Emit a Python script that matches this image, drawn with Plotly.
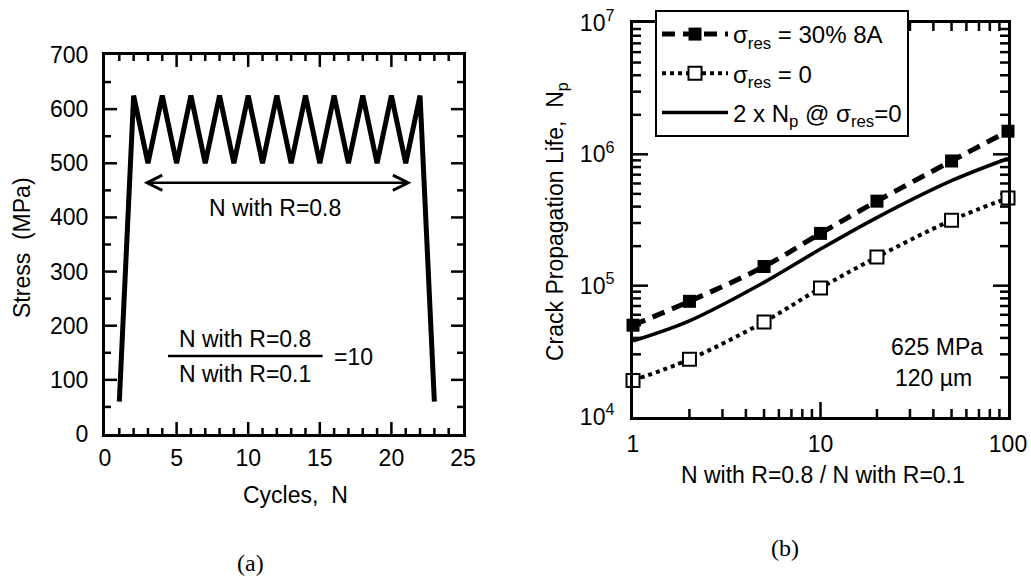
import plotly.graph_objects as go

# ---------- data: panel (a) ----------
cycles = [1, 2, 3, 4, 5, 6, 7, 8, 9, 10, 11, 12, 13, 14, 15, 16, 17, 18, 19, 20, 21, 22, 23]
stress = [60, 625, 500, 625, 500, 625, 500, 625, 500, 625, 500, 625, 500, 625, 500, 625, 500, 625, 500, 625, 500, 625, 60]

# ---------- data: panel (b) ----------
ratio = [1, 2, 5, 10, 20, 50, 100]
np_res30 = [5.0e4, 7.6e4, 1.4e5, 2.5e5, 4.4e5, 8.9e5, 1.5e6]
np_res0 = [1.9e4, 2.75e4, 5.3e4, 9.6e4, 1.65e5, 3.15e5, 4.65e5]
np_twice = [3.8e4, 5.4e4, 1.06e5, 1.9e5, 3.3e5, 6.3e5, 9.3e5]

y_tickvals = [1e4, 1e5, 1e6, 1e7]
y_ticktext = ["10<sup>4</sup>", "10<sup>5</sup>", "10<sup>6</sup>", "10<sup>7</sup>"]
x_tickvals = [1, 10, 100]
x_ticktext = ["1", "10", "100"]

W, H = 1031, 581
FONT = "Liberation Sans, Arial, sans-serif"
FS = 23

def px_x(p):
    return p / W

def px_y(p):
    return 1 - p / H

# panel boxes in pixels (left, right, top, bottom)
A_BOX = (105, 463, 55, 434)
B_BOX = (633, 1008, 23, 417)
A_XR, A_YR = (0, 25), (0, 700)
B_XR, B_YR = (0, 2), (4, 7)   # log10 ranges

fig = go.Figure()

# ---- tick marks (inside, on all four sides) drawn as line segments ----
def coord(lo, hi, frac, is_log, from_hi=False):
    t = hi - frac * (hi - lo) if from_hi else lo + frac * (hi - lo)
    return 10 ** t if is_log else t

def tick_segments(box, xr, yr, is_log, xvals, xlens, yvals, ylens):
    xs, ys = [], []
    h = box[3] - box[2]
    w = box[1] - box[0]
    ylo, yhi = coord(yr[0], yr[1], 0, is_log), coord(yr[0], yr[1], 0, is_log, True)
    xlo, xhi = coord(xr[0], xr[1], 0, is_log), coord(xr[0], xr[1], 0, is_log, True)
    for v, L in zip(xvals, xlens):
        f = L / h
        xs += [v, v, None, v, v, None]
        ys += [ylo, coord(yr[0], yr[1], f, is_log), None,
               yhi, coord(yr[0], yr[1], f, is_log, True), None]
    for v, L in zip(yvals, ylens):
        f = L / w
        ys += [v, v, None, v, v, None]
        xs += [xlo, coord(xr[0], xr[1], f, is_log), None,
               xhi, coord(xr[0], xr[1], f, is_log, True), None]
    return xs, ys

lin_x = list(range(1, 25))
lin_y = list(range(50, 700, 50))
ax_x, ax_y = tick_segments(A_BOX, A_XR, A_YR, False,
                           lin_x, [12 if v % 5 == 0 else 6 for v in lin_x],
                           lin_y, [12 if v % 100 == 0 else 6 for v in lin_y])
log_x = [m * d for d in (1, 10) for m in range(1, 10)][1:]
log_y = [m * d for d in (1e4, 1e5, 1e6) for m in range(1, 10)][1:]
bx_x, bx_y = tick_segments(B_BOX, B_XR, B_YR, True,
                           log_x, [15 if m == 10 else 8 for m in log_x],
                           log_y, [15 if m in (1e5, 1e6) else 8 for m in log_y])

fig.add_trace(go.Scatter(x=ax_x, y=ax_y, mode="lines", line=dict(color="black", width=2.5),
                         hoverinfo="skip", showlegend=False, connectgaps=False,
                         xaxis="x", yaxis="y"))
fig.add_trace(go.Scatter(x=bx_x, y=bx_y, mode="lines", line=dict(color="black", width=2.5),
                         hoverinfo="skip", showlegend=False, connectgaps=False,
                         xaxis="x2", yaxis="y2"))

# ---- data traces ----
fig.add_trace(go.Scatter(x=cycles, y=stress, mode="lines",
                         line=dict(color="black", width=5),
                         showlegend=False, xaxis="x", yaxis="y"))

fig.add_trace(go.Scatter(x=ratio, y=np_res30, mode="lines+markers",
                         name="σ<sub>res</sub> = 30% 8A", legendgroup="a",
                         line=dict(color="black", width=5, dash="13px,8px", shape="spline"),
                         marker=dict(symbol="square", size=13, color="black"),
                         cliponaxis=False, xaxis="x2", yaxis="y2"))
fig.add_trace(go.Scatter(x=ratio, y=np_res0, mode="lines+markers",
                         name="σ<sub>res</sub> = 0", legendgroup="b",
                         line=dict(color="black", width=4, dash="4px,4px", shape="spline"),
                         marker=dict(symbol="square", size=13, color="white",
                                     line=dict(color="black", width=2)),
                         cliponaxis=False, xaxis="x2", yaxis="y2"))
fig.add_trace(go.Scatter(x=ratio, y=np_twice, mode="lines",
                         name="2 x N<sub>p</sub> @ σ<sub>res</sub>=0", legendgroup="c",
                         line=dict(color="black", width=3.6, shape="spline"),
                         cliponaxis=False, xaxis="x2", yaxis="y2"))

common = dict(showline=True, linecolor="black", linewidth=3, mirror=True,
              showgrid=False, zeroline=False, ticks="", automargin=False,
              tickfont=dict(family=FONT, size=FS, color="black"))

fig.update_layout(
    template="none",
    width=W, height=H, autosize=False,
    margin=dict(l=0, r=0, t=0, b=0, pad=0),
    paper_bgcolor="white", plot_bgcolor="white",
    font=dict(family=FONT, size=FS, color="black"),
    xaxis=dict(domain=[px_x(A_BOX[0]), px_x(A_BOX[1])], range=list(A_XR), tickmode="linear",
               tick0=0, dtick=5, ticklabelstandoff=1, anchor="y", **common),
    yaxis=dict(domain=[px_y(A_BOX[3]), px_y(A_BOX[2])], range=list(A_YR), tickmode="linear",
               tick0=0, dtick=100, ticklabelstandoff=9, anchor="x", **common),
    xaxis2=dict(domain=[px_x(B_BOX[0]), px_x(B_BOX[1])], type="log", range=list(B_XR),
                tickmode="array", tickvals=x_tickvals, ticktext=x_ticktext,
                ticklabelstandoff=4, anchor="y2", **common),
    yaxis2=dict(domain=[px_y(B_BOX[3]), px_y(B_BOX[2])], type="log", range=list(B_YR),
                tickmode="array", tickvals=y_tickvals, ticktext=y_ticktext,
                ticklabelstandoff=11, anchor="x2", **common),
    legend=dict(x=px_x(655), y=px_y(10), xanchor="left", yanchor="top",
                bgcolor="white", bordercolor="black", borderwidth=2,
                font=dict(family=FONT, size=24, color="black"),
                itemwidth=66, traceorder="grouped", tracegroupgap=5),
)

# fraction bar (panel a)
fig.add_shape(type="line", xref="x", yref="y", x0=4.4, x1=15.2, y0=144, y1=144,
              line=dict(color="black", width=2.5), layer="above")

ann = []
def A(text, x, y, size=FS, angle=0, family=FONT, xanchor="center"):
    ann.append(dict(text=text, x=px_x(x), y=px_y(y), xref="paper", yref="paper",
                    showarrow=False, textangle=angle, xanchor=xanchor, yanchor="middle",
                    font=dict(family=family, size=size, color="black")))

A("Stress  (MPa)", 22, 248, angle=-90)
A("Cycles,  N", 295, 495)
A("N with R=0.8", 275, 208)
A("N with R=0.8", 245, 339)
A("N with R=0.1", 245, 374)
A("=10", 353, 357)
A("(a)", 250, 563, size=24, family="Liberation Serif, Times New Roman, serif")
A("Crack Propagation Life,  N<sub>p</sub>", 557, 222, angle=-90)
A("N with R=0.8 / N with R=0.1", 823, 475)
A("625 MPa", 937, 347)
A("120 µm", 933, 378)
A("(b)", 785, 548, size=24, family="Liberation Serif, Times New Roman, serif")
fig.update_layout(annotations=ann)

fig.add_annotation(x=21.4, y=464, ax=2.6, ay=464, xref="x", yref="y", axref="x", ayref="y",
                   showarrow=True, arrowhead=5, startarrowhead=5, arrowside="end+start",
                   arrowwidth=2.5, arrowsize=1.2, startarrowsize=1.2,
                   arrowcolor="black", text="")

fig.write_html("out.html", config={"displayModeBar": False},
               post_script="document.body.style.margin='0';document.body.style.overflow='hidden';")
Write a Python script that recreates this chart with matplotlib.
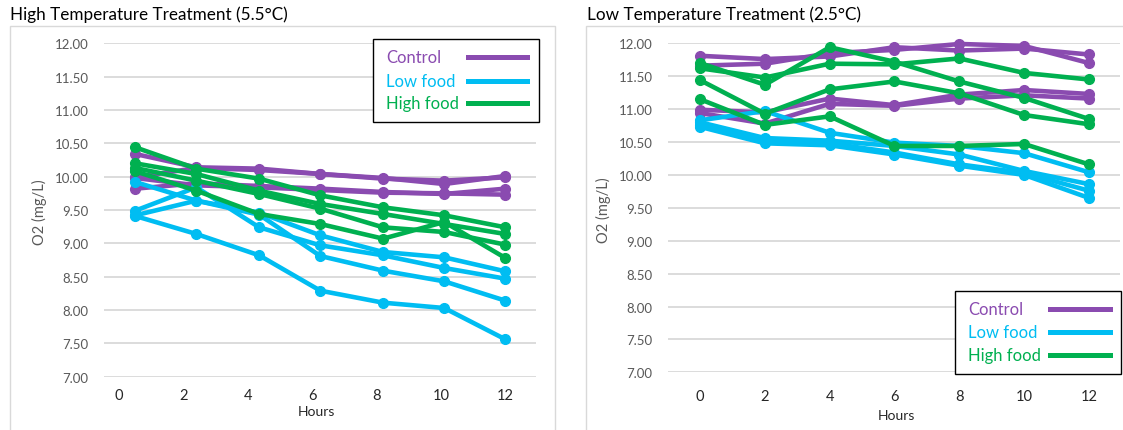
++++++++
Task brief ▸
Everything from the top line of the data down to and including the line with "import plotly.graph_objects as go" is to be copied, except the pictures.

Expected output ▸
Emit a Python script that matches this image, drawn with Plotly.
import plotly.graph_objects as go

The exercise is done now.